A legal dispute has emerged over a Central Bank (CB) regulation where directors of banks cannot serve for more than nine years and/or have to quit when they reach 70 years, under which many directors have to quit by the end of this year.
This came after the Appeal Court earlier this month issued an interim injunction restraining the enforcement of this rule pending the conclusion of a petition filed by K.C. Vignarajah, a shareholder of the Commercial Bank. The latter challenged the regulation on the grounds that under the Companies Act, shareholders elect directors and there is provision for people 70 years and over to serve on boards.

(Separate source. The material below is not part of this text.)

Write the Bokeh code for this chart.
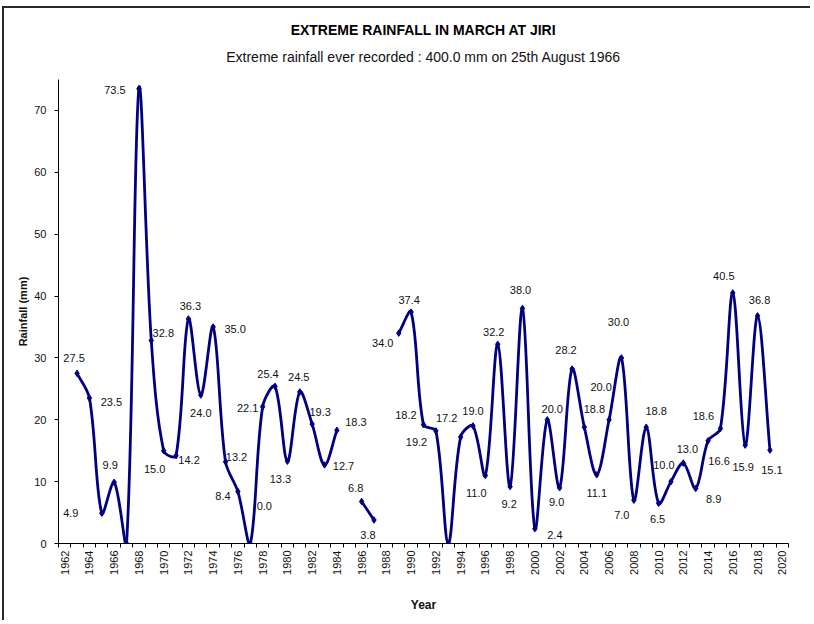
import math
import numpy as np
from bokeh.plotting import figure
from bokeh.models import FixedTicker, Title, ColumnDataSource, Range1d
from bokeh.core.properties import value
from bokeh.embed import file_html
from bokeh.resources import INLINE

# ---------------- data ----------------
years = list(range(1963, 2020))
rainfall = [27.5, 23.5, 4.9, 9.9, 0.0, 73.5, 32.8, 15.0, 14.2, 36.3,
            24.0, 35.0, 13.2, 8.4, 0.0, 22.1, 25.4, 13.3, 24.5, 19.3,
            12.7, 18.3, None, 6.8, 3.8, None, 34.0, 37.4, 19.2, 18.2,
            0.0, 17.2, 19.0, 11.0, 32.2, 9.2, 38.0, 2.4, 20.0, 9.0,
            28.2, 18.8, 11.1, 20.0, 30.0, 7.0, 18.8, 6.5, 10.0, 13.0,
            8.9, 16.6, 18.6, 40.5, 15.9, 36.8, 15.1]
unlabelled_years = [1967, 1993]
y_ticks = [0, 10, 20, 30, 40, 50, 60, 70]
x_tick_years = list(range(1962, 2021, 2))

title_text = "EXTREME RAINFALL IN MARCH AT JIRI"
subtitle_text = "Extreme rainfall ever recorded : 400.0 mm on 25th August 1966"

# label placement (screen px offsets: right, down) -- styling only
label_offsets = {
    1963: (-3, -15), 1964: (22, 4), 1965: (-31, 0), 1966: (-4, -17),
    1968: (-24, 1), 1969: (12, -8), 1970: (-9, 18), 1971: (13, 4),
    1972: (2, -13), 1973: (0, 18), 1974: (22, 2), 1975: (11, -5),
    1976: (-15, 4), 1977: (14, -38), 1978: (-15, 1), 1979: (-7, -12),
    1980: (-7, 18), 1981: (-1, -15), 1982: (8, -12), 1983: (19, 1),
    1984: (19, -8), 1986: (-6, -13), 1987: (-6, 15), 1989: (-16, 10),
    1990: (-2, -12), 1991: (-7, 17), 1992: (-30, -16), 1994: (-14, -19),
    1995: (0, -15), 1996: (-9, 18), 1997: (-4, -12), 1998: (-1, 17),
    1999: (-2, -18), 2000: (20, 6), 2001: (5, -11), 2002: (-3, 14),
    2003: (-6, -19), 2004: (10, -18), 2005: (0, 18), 2006: (-8, -33),
    2007: (-3, -36), 2008: (-12, 15), 2009: (10, -16), 2010: (-1, 16),
    2011: (-7, -17), 2012: (4, -14), 2013: (18, 11), 2014: (11, 20),
    2015: (-17, -12), 2016: (-9, -17), 2017: (-2, 22), 2018: (2, -16),
    2019: (2, 20),
}

NAVY = "#000080"
FONT = "Liberation Sans"

W, H = 808, 614
ML, MR, MT, MB = 54, 24, 71, 79
X0, X1, Y0, Y1 = 1961.5, 2020.5, 0, 75

# ---------------- figure ----------------
p = figure(width=W, height=H, output_backend="svg", toolbar_location=None,
           x_range=Range1d(X0, X1), y_range=Range1d(Y0, Y1),
           min_border_left=ML, min_border_right=MR, min_border_top=MT,
           min_border_bottom=MB)
p.border_fill_color = "white"
p.outline_line_color = None
p.xgrid.visible = False
p.ygrid.visible = False
p.styles = {"margin-left": "4px", "margin-top": "8px",
            "box-shadow": "-2px -2px 0 0 #2a2a2a"}

sub = Title(text=subtitle_text, align="center", text_font=FONT,
            text_font_size="14px", text_font_style="normal", text_color="#111111",
            standoff=30)
p.add_layout(sub, "above")
main = Title(text=title_text, align="center", text_font=FONT,
             text_font_size="14px", text_font_style="bold", text_color="#000000",
             standoff=-12)
p.add_layout(main, "above")

# axes
xa = p.xaxis[0]
xa.ticker = FixedTicker(ticks=x_tick_years,
                        minor_ticks=[y + 0.5 for y in range(1961, 2021)])
xa.major_label_orientation = math.pi / 2
xa.major_tick_out = 4
xa.major_tick_in = 0
xa.minor_tick_out = 4
xa.minor_tick_in = 0
xa.minor_tick_line_color = "#000000"
xa.major_label_standoff = 3
xa.axis_label = "Year"
xa.axis_label_standoff = 20

ya = p.yaxis[0]
ya.ticker = FixedTicker(ticks=y_ticks)
ya.major_tick_out = 4
ya.major_tick_in = 0
ya.minor_tick_line_color = None
ya.major_label_standoff = 8
ya.axis_label = "Rainfall (mm)"
ya.axis_label_standoff = 2

for ax in (xa, ya):
    ax.axis_line_color = "#000000"
    ax.major_label_text_font = FONT
    ax.major_label_text_font_size = "11px"
    ax.major_label_text_color = "#111111"
    ax.axis_label_text_font = FONT
    ax.axis_label_text_font_style = "bold"
    ax.axis_label_text_color = "#111111"
xa.major_tick_line_color = None
ya.major_tick_line_color = "#000000"
xa.axis_label_text_font_size = "12px"
ya.axis_label_text_font_size = "11px"

# ---------------- smoothed line (Excel-like Bezier smoothing) -------------
xs_arr = np.array(years, dtype=float)
ys_arr = np.array([np.nan if v is None else v for v in rainfall], dtype=float)

# pixel scales so the smoothing is done in an isotropic (screen) space
sx = (W - ML - MR) / (X1 - X0)
sy = (H - MT - MB) / (Y1 - Y0)

runs = []
cur = []
for xv, yv in zip(xs_arr, ys_arr):
    if np.isnan(yv):
        if cur:
            runs.append(cur)
        cur = []
    else:
        cur.append((xv, yv))
if cur:
    runs.append(cur)

bz = dict(x0=[], y0=[], x1=[], y1=[], cx0=[], cy0=[], cx1=[], cy1=[])
scale = np.array([sx, sy])
for run in runs:
    pts = np.array(run)
    spts = pts * scale
    n = len(pts)
    for i in range(n - 1):
        a = spts[i - 1] if i > 0 else spts[i]
        b = spts[i]
        c = spts[i + 1]
        d = spts[i + 2] if i + 2 < n else spts[i + 1]
        dab = np.linalg.norm(b - a)
        dbc = np.linalg.norm(c - b)
        dcd = np.linalg.norm(d - c)
        f1 = dbc / (dab + dbc) / 3.0 if (dab + dbc) > 0 else 0.0
        f2 = dbc / (dbc + dcd) / 3.0 if (dbc + dcd) > 0 else 0.0
        c1 = (b + (c - a) * f1) / scale
        c2 = (c - (d - b) * f2) / scale
        bz["x0"].append(pts[i][0]); bz["y0"].append(pts[i][1])
        bz["x1"].append(pts[i + 1][0]); bz["y1"].append(pts[i + 1][1])
        bz["cx0"].append(c1[0]); bz["cy0"].append(c1[1])
        bz["cx1"].append(c2[0]); bz["cy1"].append(c2[1])

p.bezier(x0="x0", y0="y0", x1="x1", y1="y1", cx0="cx0", cy0="cy0",
         cx1="cx1", cy1="cy1", source=ColumnDataSource(bz),
         line_color=NAVY, line_width=2.8, line_cap="round", line_join="round")

valid = ~np.isnan(ys_arr)
p.scatter(xs_arr[valid], ys_arr[valid], marker="diamond", size=6.5,
          fill_color=NAVY, line_color=NAVY)

# ---------------- data labels ----------------
lx, ly, lt, dx, dy = [], [], [], [], []
for yr, v in zip(years, rainfall):
    if v is None or yr in unlabelled_years:
        continue
    ox, oy = label_offsets.get(yr, (0, -14))
    lx.append(yr); ly.append(v); lt.append(f"{v:.1f}")
    dx.append(ox); dy.append(oy)
p.text(x="x", y="y", text="t", x_offset="dx", y_offset="dy",
       source=ColumnDataSource(dict(x=lx, y=ly, t=lt, dx=dx, dy=dy)),
       text_font=value(FONT), text_font_size="11px", text_color="#111111",
       text_align="center", text_baseline="middle")

open("out.html", "w").write(file_html(p, INLINE))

However the CB rule was endorsed by the Supreme Court in a judgment issued on September 1, 2008 – after the rule was contested by others. The court then ordered that the rule or direction to banks be amended to provide for those who had served nine years and over by December 2008 to continue for three more years till December 2011, when they had to quit. The same extension was provided by court to those who reached 70 years or by December 2008 and were permitted to continue as directors till December 2011.
A senior CB official said that with two court rulings before them, legal opinion was consulted on the issue. “We have been advised to stick by the Supreme Court ruling because it’s a higher court directive. Thus under this ruling, all directors affected by this direction would have to step down by December 31, 2011,” he told the Business Times.
Several directors including Commercial Bank Chairman Mahendra Amarasuriya, Sampath Bank Chairman Arthur Senanayake and Nations Trust Bank Ajit Gunewardene are due to resign under this rule. While Mr Senanayake and Mr Gunawardene have declared their intention to quit, with nominees being named in their place, Mr Amarasuriya is expected to follow the Appeal Court verdict, banking sources said.